(THE REQUEST): Would you retype, exactly and without the pictures, the lines between the line holding "Rebuild this chart" and the line holding "const refY = [15.5, 9.0];", inclusive, and nothing else?

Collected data
____________________
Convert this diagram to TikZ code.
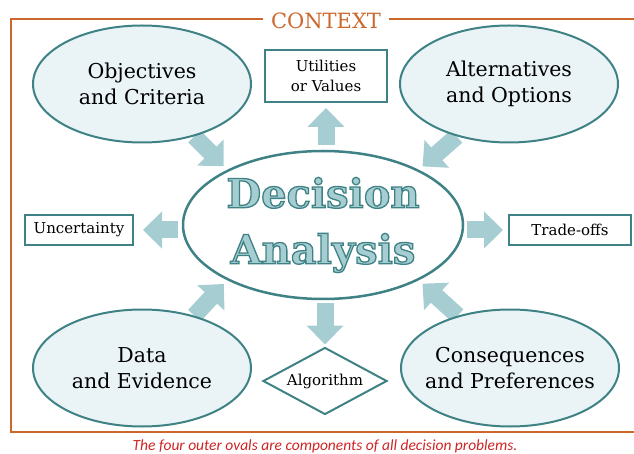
\documentclass[tikz,border=0pt]{standalone}
\usepackage{fontspec}
\setmainfont{DejaVu Serif}
\newfontfamily\bigfont{DejaVu Serif}
\newfontfamily\notefont{Carlito}
\usetikzlibrary{arrows.meta}
\usetikzlibrary{shapes.geometric, backgrounds}
\definecolor{tealline}{RGB}{62,130,133}
\definecolor{ovalfill}{RGB}{234,244,246}
\definecolor{arrowfill}{RGB}{166,206,210}
\definecolor{contextorange}{RGB}{204,104,44}
\definecolor{notered}{RGB}{208,36,36}
% Umrissschrift (fill + stroke)
\newcommand{\umriss}[1]{\special{pdf:literal direct 2 Tr 1.3 w 0.243 0.51 0.522 RG}#1\special{pdf:literal direct 0 Tr}}

\begin{document}
\begin{tikzpicture}[x=1pt, y=-1pt,
    oval/.style={ellipse, draw=tealline, line width=2pt, fill=ovalfill, inner sep=0pt,
      minimum width=218pt, minimum height=117pt, align=center, font=\fontsize{20.5}{26}\selectfont},
    infobox/.style={draw=tealline, line width=2pt, fill=white, align=center,
      font=\fontsize{15}{20}\selectfont},
    bigarrow/.style={draw=arrowfill, line width=17pt, -{Triangle[length=19pt,width=36pt]}}]
    \useasboundingbox (0,0) rectangle (634,454);
    % Rahmen CONTEXT
    \node[text=contextorange, font=\fontsize{21}{21}\selectfont, inner xsep=8pt] (ctx) at (326,21) {CONTEXT};
    \draw[contextorange, line width=2.5pt] (ctx.west |- 0,19) -- (11,19) -- (11,432) -- (634,432);
    \draw[contextorange, line width=2.5pt] (ctx.east |- 0,19) -- (634,19);
    % Zentrum
    \node[ellipse, draw=tealline, line width=2.5pt, fill=white, minimum width=280pt, minimum height=148pt,
      align=center, inner sep=0pt, text=arrowfill, font=\bigfont\bfseries\fontsize{40}{56}\selectfont] (da) at (323,225)
      {\umriss{Decision}\\\umriss{Analysis}};
    % Die vier Ovale
    \foreach \name/\x/\y/\text in {obj/142/84/{Objectives\\and Criteria}, alt/509/84/{Alternatives\\and Options},
        dat/142/368/{Data\\and Evidence}, cons/510/368/{Consequences\\\makebox[150pt]{and Preferences}}} {
        \node[oval] (\name) at (\x,\y) {\text};
    }
    % Kaesten
    \node[infobox, minimum width=122pt, minimum height=52pt] (util) at (326,76) {Utilities\\or Values};
    \node[infobox, minimum width=108pt, minimum height=30pt] (unc) at (79,230) {Uncertainty};
    \node[infobox, minimum width=122pt, minimum height=30pt] (trade) at (570,230) {Trade-offs};
    \node[diamond, draw=tealline, line width=2pt, aspect=2, inner sep=0pt, minimum width=124pt,
      minimum height=67pt, font=\fontsize{15}{18}\selectfont] (alg) at (325,381) {Algorithm};
    % Pfeile
    \begin{scope}[on background layer]
        \foreach \von/\nach in {obj.-45/da.150, alt.225/da.30, dat.45/da.210, cons.135/da.-30} {
            \draw[bigarrow, shorten >=5pt] (\von) -- (\nach);
        }
        \draw[bigarrow, shorten <=5pt, shorten >=5pt] (da.north -| util.south) -- (util.south);
        \draw[bigarrow, shorten <=3pt, shorten >=2pt] (da.south -| alg.north) -- (alg.north);
        \draw[bigarrow, shorten <=4pt, shorten >=9pt] (da.west |- unc.east) -- (unc.east);
        \draw[bigarrow, shorten <=3pt, shorten >=5pt] (da.east |- trade.west) -- (trade.west);
    \end{scope}
    % Fussnote
    \node[text=notered, font=\notefont\itshape\fontsize{15.5}{16}\selectfont] (note) at (325,446)
        {The four outer ovals are components of all decision problems.};
\end{tikzpicture}
\end{document}
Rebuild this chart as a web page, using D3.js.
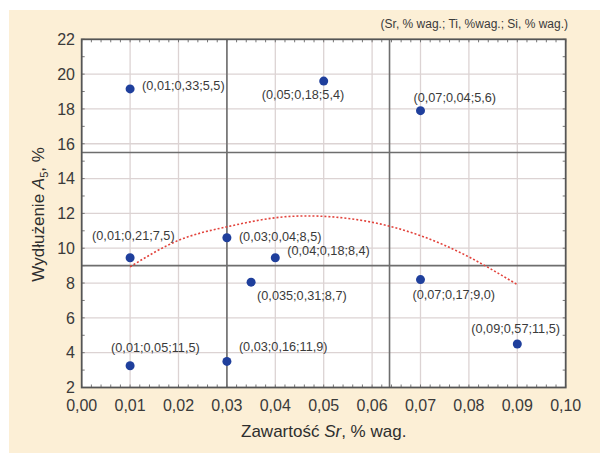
<!DOCTYPE html>
<html>
<head>
<meta charset="utf-8">
<script src="https://cdn.jsdelivr.net/npm/d3@7"></script>
<style>
  body { margin: 0; background: #fff; }
  svg { display: block; font-family: "Liberation Sans", Arial, sans-serif; }
</style>
</head>
<body>
<svg id="chart" width="600" height="453"></svg>
<script>
// dane z wykresu
const srValues = [0.01, 0.05, 0.07, 0.01, 0.03, 0.04, 0.035, 0.07, 0.01, 0.03, 0.09];
const elongation = [19.15, 19.6, 17.9, 9.45, 10.6, 9.45, 8.05, 8.2, 3.25, 3.5, 4.5];
const pointLabels = ['(0,01;0,33;5,5)', '(0,05;0,18;5,4)', '(0,07;0,04;5,6)', '(0,01;0,21;7,5)',
  '(0,03;0,04;8,5)', '(0,04;0,18;8,4)', '(0,035;0,31;8,7)', '(0,07;0,17;9,0)',
  '(0,01;0,05;11,5)', '(0,03;0,16;11,9)', '(0,09;0,57;11,5)'];

// krzywa trendu
const fitX = [0.01, 0.02, 0.03, 0.04, 0.05, 0.06, 0.07, 0.08, 0.09];
const fitY = [8.93, 10.45, 11.23, 11.75, 11.83, 11.49, 10.72, 9.5, 7.91];

// linie podziału
const refX = [0.03, 0.0636];
const refY = [15.5, 9.0];

const xTicks = [0, 0.01, 0.02, 0.03, 0.04, 0.05, 0.06, 0.07, 0.08, 0.09, 0.10];
const yTicks = [2, 4, 6, 8, 10, 12, 14, 16, 18, 20, 22];

// przesunięcia etykiet punktów w px (lewy brzeg tekstu, środek wysokości)
const labelOffset = [[12, -2], [-62, 15], [-7, -12], [-38, -21], [12, 0], [12, -6.5],
  [6, 14], [-8, 16], [-19, -17.5], [12, -14], [-46, -14]];

const svg = d3.select('#chart');
const pLeft = 81.7, pRight = 565.7, pTop = 39.3, pBottom = 387.5;

svg.append('rect').attr('x', 9).attr('y', 10).attr('width', 591).attr('height', 443).attr('fill', '#fcefd6');
svg.append('rect').attr('x', pLeft).attr('y', pTop).attr('width', pRight - pLeft).attr('height', pBottom - pTop).attr('fill', '#fff');

const x = d3.scaleLinear().domain([0, 0.10]).range([pLeft, pRight]);
const y = d3.scaleLinear().domain([2, 22]).range([pBottom, pTop]);

const grid = svg.append('g');
grid.selectAll('.vg').data(xTicks.slice(1, -1)).join('line')
  .attr('x1', d => x(d)).attr('x2', d => x(d)).attr('y1', pTop).attr('y2', pBottom)
  .attr('stroke', '#dcd3d3').attr('stroke-width', 1.3);
grid.selectAll('.hg').data(yTicks.slice(1, -1)).join('line')
  .attr('x1', pLeft).attr('x2', pRight).attr('y1', d => y(d)).attr('y2', d => y(d))
  .attr('stroke', '#dcd3d3').attr('stroke-width', 1.3);

// drobne kreski wewnątrz ramki
const minorX = d3.range(0, 51).map(i => i * 0.002);
const minorY = d3.range(2, 23);
const mt = svg.append('g').attr('stroke', '#777').attr('stroke-width', 1);
mt.selectAll('.mtop').data(minorX).join('line')
  .attr('x1', d => x(d)).attr('x2', d => x(d)).attr('y1', pTop).attr('y2', pTop + 3);
mt.selectAll('.mbot').data(minorX).join('line')
  .attr('x1', d => x(d)).attr('x2', d => x(d)).attr('y1', pBottom).attr('y2', pBottom - 3);
mt.selectAll('.mleft').data(minorY).join('line')
  .attr('x1', pLeft).attr('x2', pLeft + 3).attr('y1', d => y(d)).attr('y2', d => y(d));
mt.selectAll('.mright').data(minorY).join('line')
  .attr('x1', pRight).attr('x2', pRight - 3).attr('y1', d => y(d)).attr('y2', d => y(d));

// linie podziału
svg.selectAll('.rx').data(refX).join('line')
  .attr('x1', d => x(d)).attr('x2', d => x(d)).attr('y1', pTop).attr('y2', pBottom)
  .attr('stroke', '#6e6e6e').attr('stroke-width', 1.6);
svg.selectAll('.ry').data(refY).join('line')
  .attr('x1', pLeft).attr('x2', pRight).attr('y1', d => y(d)).attr('y2', d => y(d))
  .attr('stroke', '#6e6e6e').attr('stroke-width', 1.6);

svg.append('rect').attr('x', pLeft).attr('y', pTop).attr('width', pRight - pLeft).attr('height', pBottom - pTop)
  .attr('fill', 'none').attr('stroke', '#555').attr('stroke-width', 1.8);

// krzywa
const line = d3.line().x(d => x(d[0])).y(d => y(d[1])).curve(d3.curveNatural);
svg.append('path').datum(fitX.map((v, i) => [v, fitY[i]]))
  .attr('d', line).attr('fill', 'none').attr('stroke', '#e2433c')
  .attr('stroke-width', 1.6).attr('stroke-dasharray', '2,2');

// punkty
const pts = srValues.map((v, i) => ({ x: v, y: elongation[i], label: pointLabels[i], off: labelOffset[i] }));
svg.selectAll('.pt').data(pts).join('circle')
  .attr('cx', d => x(d.x)).attr('cy', d => y(d.y)).attr('r', 4.5).attr('fill', '#1f3f9c');

svg.selectAll('.pl').data(pts).join('text')
  .attr('x', d => x(d.x) + d.off[0])
  .attr('y', d => y(d.y) + d.off[1])
  .attr('dominant-baseline', 'middle')
  .attr('font-size', 12.7).attr('fill', '#3a3a3a')
  .text(d => d.label);

// etykiety osi
const fmt = d => d3.format('.2f')(d).replace('.', ',');
svg.selectAll('.xt').data(xTicks).join('text')
  .attr('x', d => x(d)).attr('y', 411).attr('text-anchor', 'middle')
  .attr('font-size', 16).attr('fill', '#3a3a3a').text(fmt);
svg.selectAll('.yt').data(yTicks).join('text')
  .attr('x', 75).attr('y', d => y(d)).attr('dy', '0.36em').attr('text-anchor', 'end')
  .attr('font-size', 16).attr('fill', '#3a3a3a').text(d => d);

const xl = svg.append('text').attr('x', (pLeft + pRight) / 2).attr('y', 437).attr('text-anchor', 'middle')
  .attr('font-size', 17).attr('fill', '#2e2e2e');
xl.append('tspan').text('Zawartość ');
xl.append('tspan').attr('font-style', 'italic').text('Sr');
xl.append('tspan').text(', % wag.');

const yl = svg.append('text').attr('transform', `translate(44,${(pTop + pBottom) / 2 + 1}) rotate(-90)`)
  .attr('text-anchor', 'middle').attr('font-size', 17).attr('fill', '#2e2e2e');
yl.append('tspan').text('Wydłużenie ');
yl.append('tspan').attr('font-style', 'italic').text('A');
yl.append('tspan').attr('font-size', 11).attr('dy', 4).text('5');
yl.append('tspan').attr('dy', -4).text(', %');

svg.append('text').attr('x', 568).attr('y', 28).attr('text-anchor', 'end')
  .attr('font-size', 12).attr('fill', '#3a3a3a')
  .text('(Sr, % wag.; Ti, %wag.; Si, % wag.)');
</script>
</body>
</html>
____________________
(THE SOLUTION):
Rebuild this chart as a web page, using D3.js.
<!DOCTYPE html>
<html>
<head>
<meta charset="utf-8">
<script src="https://cdn.jsdelivr.net/npm/d3@7"></script>
<style>
  body { margin: 0; background: #fff; }
  svg { display: block; font-family: "Liberation Sans", Arial, sans-serif; }
</style>
</head>
<body>
<svg id="chart" width="600" height="453"></svg>
<script>
// dane z wykresu
const srValues = [0.01, 0.05, 0.07, 0.01, 0.03, 0.04, 0.035, 0.07, 0.01, 0.03, 0.09];
const elongation = [19.15, 19.6, 17.9, 9.45, 10.6, 9.45, 8.05, 8.2, 3.25, 3.5, 4.5];
const pointLabels = ['(0,01;0,33;5,5)', '(0,05;0,18;5,4)', '(0,07;0,04;5,6)', '(0,01;0,21;7,5)',
  '(0,03;0,04;8,5)', '(0,04;0,18;8,4)', '(0,035;0,31;8,7)', '(0,07;0,17;9,0)',
  '(0,01;0,05;11,5)', '(0,03;0,16;11,9)', '(0,09;0,57;11,5)'];

// krzywa trendu
const fitX = [0.01, 0.02, 0.03, 0.04, 0.05, 0.06, 0.07, 0.08, 0.09];
const fitY = [8.93, 10.45, 11.23, 11.75, 11.83, 11.49, 10.72, 9.5, 7.91];

// linie podziału
const refX = [0.03, 0.0636];
const refY = [15.5, 9.0];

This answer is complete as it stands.